The status code informs the client of the status of the HTTP server's response. In HTTP/1.1, 5 kinds of status codes were defined:
- 1xx Informational - 2xx Success - 3xx Redirection - 4xx Client Error - 5xx Server Error
Let's see more examples about response packages. 200 means server responded correctly, 302 means redirection.
Figure 3.6 Full information for visiting a website
HTTP is stateless and Connection: keep-alive
The term stateless doesn't mean that the server has no ability to keep a connection. It simply means that the server doesn't recognize any relationships between any two requests.
In HTTP/1.1, Keep-alive is used by default. If clients have additional requests, they will use the same connection for them.
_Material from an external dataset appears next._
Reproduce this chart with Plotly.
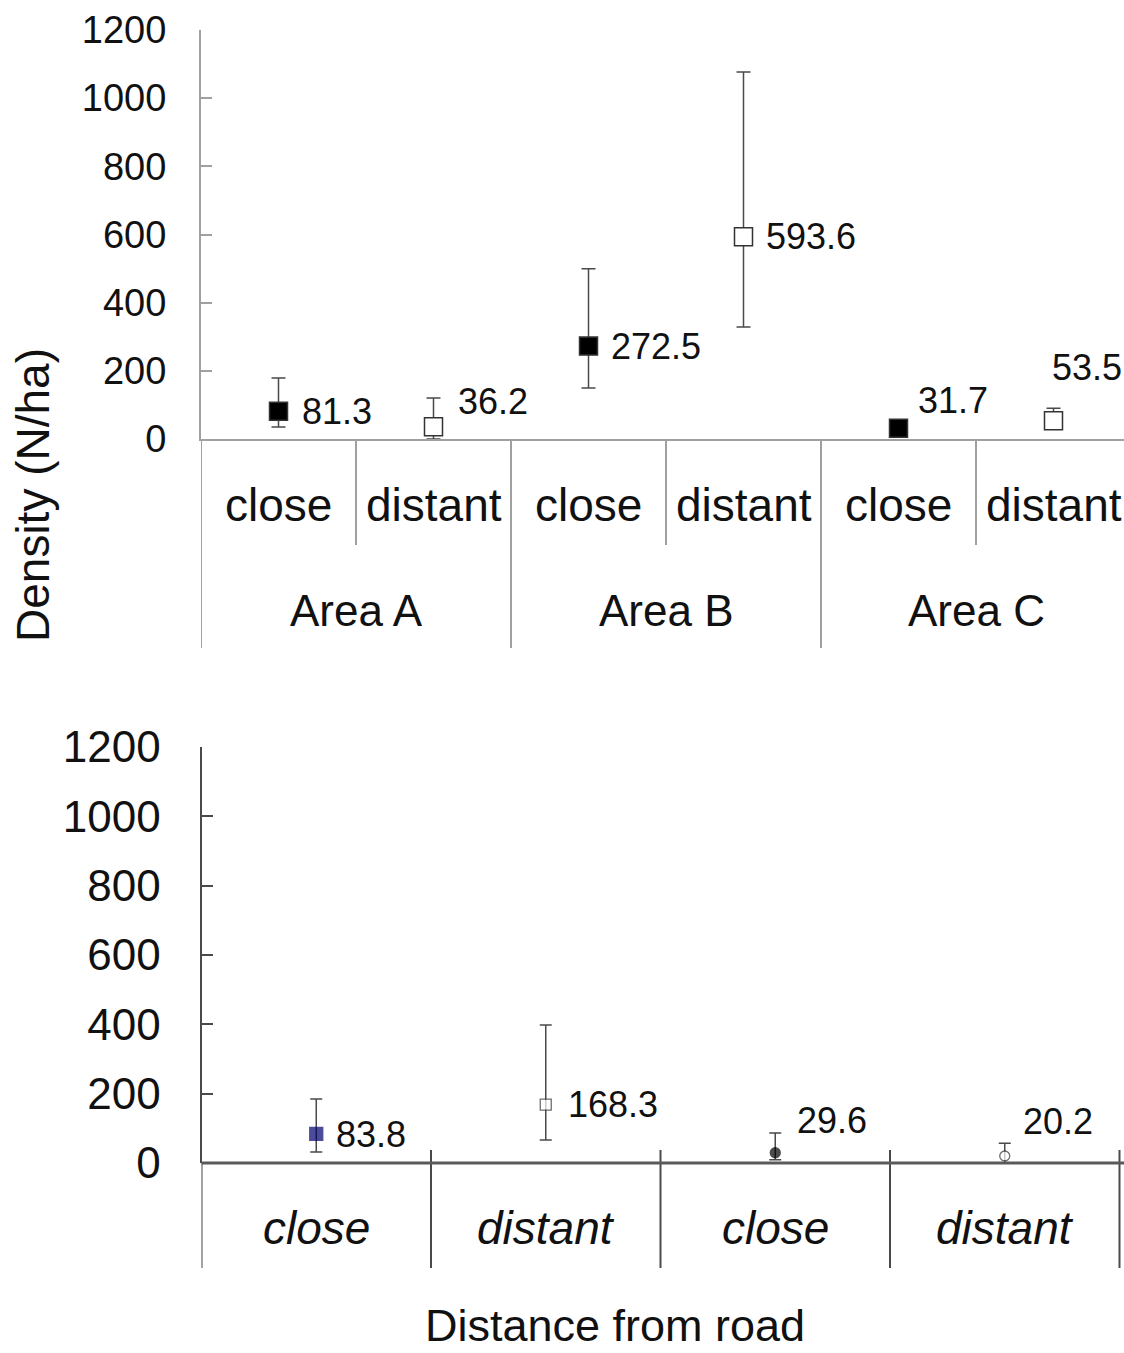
import plotly.graph_objects as go

# ---------------- data ----------------
top_categories = ["close", "distant", "close", "distant", "close", "distant"]
top_groups = ["Area A", "Area B", "Area C"]
top_values = [81.3, 36.2, 272.5, 593.6, 31.7, 53.5]
top_err_plus = [98, 84, 227, 483, 20, 37]
top_err_minus = [46, 36, 123, 265, 20, 24]

bottom_categories = ["close", "distant", "close", "distant"]
bottom_values = [83.8, 168.3, 29.6, 20.2]
bottom_err_plus = [101, 230, 57, 37]
bottom_err_minus = [52, 102, 20, 20]

y_ticks = [0, 200, 400, 600, 800, 1000, 1200]

# ---------------- styling ----------------
W, H = 1124, 1353
FONT = "Liberation Sans, Arial, sans-serif"
TXT = "#111111"
GRAY = "#a0a0a0"
DARK = "#4a4a4a"


def px_y(p):
    return 1 - p / H


top_marker_colors = ["#000000", "#ffffff", "#000000", "#ffffff", "#000000", "#ffffff"]
top_label_shift = [(21, 0), (22, 25), (20, 0), (20, 0), (17, 28), (-4, 53)]

bottom_marker_symbols = ["square", "square", "circle", "circle"]
bottom_marker_colors = ["#000070", "#ffffff", "#000000", "#ffffff"]
bottom_marker_lines = ["#000070", "#333333", "#000000", "#333333"]
bottom_marker_sizes = [13, 11, 10, 10]
bottom_label_shift = [(18, -1), (20, 0), (20, 32), (16, 35)]

fig = go.Figure()

# top chart trace
top_x = list(range(len(top_values)))
fig.add_trace(go.Scatter(
    x=top_x, y=top_values, mode="markers", xaxis="x", yaxis="y",
    marker=dict(symbol="square", size=18, color=top_marker_colors,
                line=dict(color="#333333", width=1.5)),
    error_y=dict(type="data", symmetric=False, array=top_err_plus,
                 arrayminus=top_err_minus, color=DARK, thickness=1.5, width=7),
    cliponaxis=False, showlegend=False,
))

# bottom chart trace
bottom_x = list(range(len(bottom_values)))
fig.add_trace(go.Scatter(
    x=bottom_x, y=bottom_values, mode="markers", xaxis="x2", yaxis="y2",
    marker=dict(symbol=bottom_marker_symbols, size=bottom_marker_sizes,
                color=bottom_marker_colors,
                line=dict(color=bottom_marker_lines, width=1.3)),
    error_y=dict(type="data", symmetric=False, array=bottom_err_plus,
                 arrayminus=bottom_err_minus, color=DARK, thickness=1.5, width=6),
    cliponaxis=False, showlegend=False,
))

annotations = []
shapes = []

# data labels
for i, v in enumerate(top_values):
    dx, dy = top_label_shift[i]
    annotations.append(dict(x=i, y=v, xref="x", yref="y", text=f"{v:.1f}",
                            showarrow=False, xanchor="left", yanchor="middle",
                            xshift=dx, yshift=dy,
                            font=dict(family=FONT, size=36, color=TXT)))
for i, v in enumerate(bottom_values):
    dx, dy = bottom_label_shift[i]
    annotations.append(dict(x=i, y=v, xref="x2", yref="y2", text=f"{v:.1f}",
                            showarrow=False, xanchor="left", yanchor="middle",
                            xshift=dx, yshift=dy,
                            font=dict(family=FONT, size=36, color=TXT)))

# top category labels
for i, c in enumerate(top_categories):
    annotations.append(dict(x=i, y=px_y(505), xref="x", yref="paper", text=c,
                            showarrow=False, xanchor="center", yanchor="middle",
                            font=dict(family=FONT, size=46, color=TXT)))
for g, name in enumerate(top_groups):
    annotations.append(dict(x=2 * g + 0.5, y=px_y(610), xref="x", yref="paper",
                            text=name, showarrow=False, xanchor="center",
                            yanchor="middle",
                            font=dict(family=FONT, size=44, color=TXT)))

# top dividers
for k in range(len(top_categories)):
    xpos = k - 0.5
    bottom_px = 648 if k % 2 == 0 else 545
    shapes.append(dict(type="line", xref="x", yref="paper", x0=xpos, x1=xpos,
                       y0=px_y(439), y1=px_y(bottom_px),
                       line=dict(color=GRAY, width=2)))

# bottom category labels
for i, c in enumerate(bottom_categories):
    annotations.append(dict(x=i, y=px_y(1228), xref="x2", yref="paper",
                            text=f"<i>{c}</i>", showarrow=False,
                            xanchor="center", yanchor="middle",
                            font=dict(family=FONT, size=46, color=TXT)))

# bottom dividers
for k in range(len(bottom_categories) + 1):
    xpos = k - 0.5
    top_px = 1163 if k == 0 else 1150
    shapes.append(dict(type="line", xref="x2", yref="paper", x0=xpos, x1=xpos,
                       y0=px_y(top_px), y1=px_y(1268),
                       line=dict(color=DARK, width=2)))
# bottom baseline
shapes.append(dict(type="line", xref="paper", yref="paper", x0=201.5 / W, x1=1,
                   y0=px_y(1163), y1=px_y(1163), line=dict(color="#5a5a5a", width=3)))

# axis titles
annotations.append(dict(x=33 / W, y=px_y(495), xref="paper", yref="paper",
                        text="Density (N/ha)", textangle=-90, showarrow=False,
                        xanchor="center", yanchor="middle",
                        font=dict(family=FONT, size=46, color=TXT)))
annotations.append(dict(x=615 / W, y=px_y(1325), xref="paper", yref="paper",
                        text="Distance from road", showarrow=False,
                        xanchor="center", yanchor="middle", borderpad=0,
                        font=dict(family=FONT, size=45, color=TXT)))

top_w = 155.0
bot_w = 229.5
fig.update_layout(
    width=W, height=H, margin=dict(l=0, r=0, t=0, b=0, pad=0, autoexpand=False),
    paper_bgcolor="white", plot_bgcolor="white",
    xaxis=dict(domain=[201 / W, 1], range=[-0.5, (W - 201) / top_w - 0.5],
               showgrid=False, zeroline=False, showticklabels=False, ticks="",
               showline=True, linecolor=GRAY, linewidth=2, anchor="y",
               automargin=False),
    yaxis=dict(domain=[px_y(439), px_y(30)], range=[0, 1200], tickvals=y_ticks,
               showgrid=False, zeroline=False, showline=True, linecolor=GRAY,
               linewidth=2, ticks="inside", ticklen=11, tickcolor=GRAY, tickwidth=2,
               ticklabelstandoff=25, anchor="x", automargin=False,
               tickfont=dict(family=FONT, size=38, color=TXT)),
    xaxis2=dict(domain=[201.5 / W, 1], range=[-0.5, (W - 201.5) / bot_w - 0.5],
                showgrid=False, zeroline=False, showticklabels=False, ticks="",
                showline=False, anchor="y2", automargin=False),
    yaxis2=dict(domain=[px_y(1163), px_y(747)], range=[0, 1200], tickvals=y_ticks,
                showgrid=False, zeroline=False, showline=True, linecolor=DARK,
                linewidth=2, ticks="inside", ticklen=11, tickcolor=DARK, tickwidth=2,
                ticklabelstandoff=30, anchor="x2", automargin=False,
                tickfont=dict(family=FONT, size=44, color=TXT)),
    annotations=annotations, shapes=shapes,
)

fig.write_html(
    "out.html",
    config={"displayModeBar": False},
    post_script="document.body.style.margin='0';document.body.style.overflow='hidden';",
)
Notice that Keep-alive cannot maintain one connection forever; the application running in the server determines the limit with which to keep the connection alive for, and in most cases you can configure this limit.
Figure 3.7 All packages for opening one web page
We can see the entire communication process between client and server from the above picture. You may notice that there are many resource files in the list; these are called static files, and Go has specialized processing methods for these files.
This is the most important function of browsers: to request for a URL and retrieve data from web servers, then render the HTML. If it finds some files in the DOM such as CSS or JS files, browsers will request these resources from the server again until all the resources finish rendering on your screen.
Reducing HTTP request times is one way of improving the loading speed of web pages. By reducing the number of CSS and JS files that need to be loaded, both request latencies and pressure on your web servers can be reduced at the same time.